Upper Daly-Alaska

Mine, Inactive

Alternative names

Hoosier
Bertha
Western

Commodities and mineralogy

Main commodities Ag; Au; Cu; Pb; Zn
Ore minerals arsenopyrite; chalcopyrite; galena; pyrite; pyrrhotite; sphalerite; tetrahedrite
Gangue minerals calcite; quartz

Geographic location

Quadrangle map, 1:250,000-scale BC
Quadrangle map, 1:63,360-scale A-1
Latitude 56.0292
Longitude -130.0375
Nearby scientific data Find additional scientific data near this location
Location and accuracy
The upper Daly-Alaska mine is in Section 25 at an elevation of about 1250-1800 feet on Daly Creek (Elliott and Koch, 1981, p. 17, loc. 66).
Also see lower Daly-Alaska mine (BC065), and Additional Comments field, below.

Geologic setting

Geologic description

The country rocks in the area of this site are pelitic metasedimentary and subordinate andesitic (greenstone) metavolcanic strata of the Jurassic or older Mesozoic Hazelton Group; the Triassic Texas Creek Granodiorite, which intrudes the Hazelton; the Eocene Boundary Granodiorite, which intrudes the Hazelton and Texas Creek rocks; and still-younger Tertiary lamprophyre dikes, which cut all the other rocks (Smith, 1973, 1977; Koch, 1996).
The deposit at the upper Daly-Alaska mine (Elliott and Koch, 1981, loc. 66) is in fractured zones in silicified greenstone, tuff, and quartz porphyry.

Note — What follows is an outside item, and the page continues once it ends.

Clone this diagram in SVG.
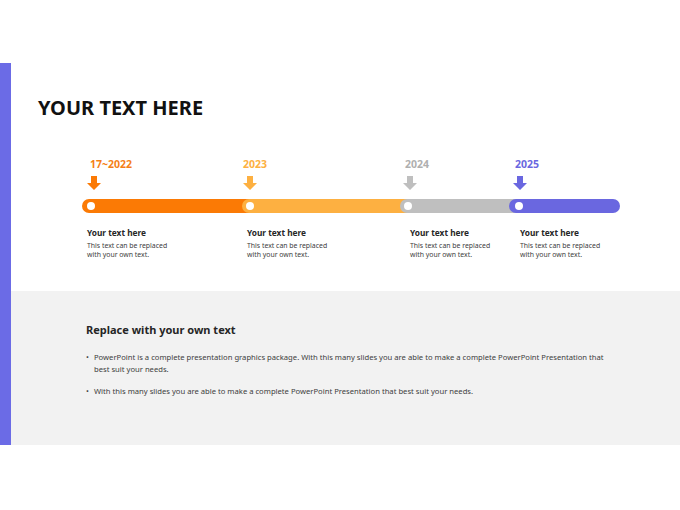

The zones contain disseminated pyrite, calcite veinlets, quartz gash veinlets, and bands and patches of relatively massive sulfide minerals. Sphalerite, galena, and pyrite are reported, along with lesser amounts of tetrahedrite, chalcopyrite, pyrrhotite and arsenopyrite. Selected samples of the sulfides probably contain silver and some gold.
Concentrated sulfide samples from a shear zone at the upper Daly-Alaska mine site yielded an Eocene lead-isotope age (Maas and others, 1995, p. 254, 259). The deposit, however, is similar in mineralogy, structural setting, and hostrock to isotopically dated Jurassic deposits nearby in the Hyder district (see, for example, BC065, 067). The lode thus may be polygenetic, originating as a 'disseminated' deposit during Jurassic (Hazelton) island-arc volcanism (Alldrick, 1993), and then partly remobilized into shear zones during emplacement of the Boundary Granodiorite.
Geologic map unit (-130.039204468318, 56.0289059936273)
Mineral deposit model Polymetallic veins (Cox and Singer, 1986; model 22c).
Mineral deposit model number 22c
Age of mineralization Concentrated sulfide samples from a shear zone at the upper Daly-Alaska mine site yielded an Eocene lead-isotope age (Maas and others, 1995, p. 254, 259). The deposit, however, is similar in mineralogy, structural setting, and hostrock to isotopically dated Jurassic deposits nearby in the Hyder district (see, for example, BC065, 067). The lode thus may be polygenetic, originating as a 'disseminated' deposit during Jurassic (Hazelton) island-arc volcanism (Alldrick, 1993), and then partly remobilized or reconstituted into shear zones during emplacement of the Boundary Granodiorite.
Alteration of deposit Mineralized greenstone country rock is silicified and partly replaced by calcite and disseminated pyrite.

Production and reserves

Workings or exploration Deposit was explored by open cuts and more than 100 feet of underground workings, mainly between about 1915 and 1925.
Indication of production Yes; small
Production notes A little ore was probably mined, but there is no public record of the amount of production.

Additional comments

The first claims on this property were located in 1912 and 1913. Descriptions of the Daly-Alaska property in early reports (Chapin, 1916, p. 97; Westgate, 1922, p. 128, 131-133; Buddington, 1925, p. 74, 83-84; 1929, p. 43-44, 86-88; Buddington and Chapin, 1929, p. 318, 327, 357-358), which were summarized by Cobb (1978, p. 23-24), do not consistently distinguish between the upper and lower workings. Elliott and Koch (1981, locations 65 and 66), however, describe the upper and lower workings separately, and their descriptions are used in this report (also see lower Daly-Alaska mine, BC065).
In early reports, the name New Alaska Mining Company apparently applied in general to the Daly-Alaska property.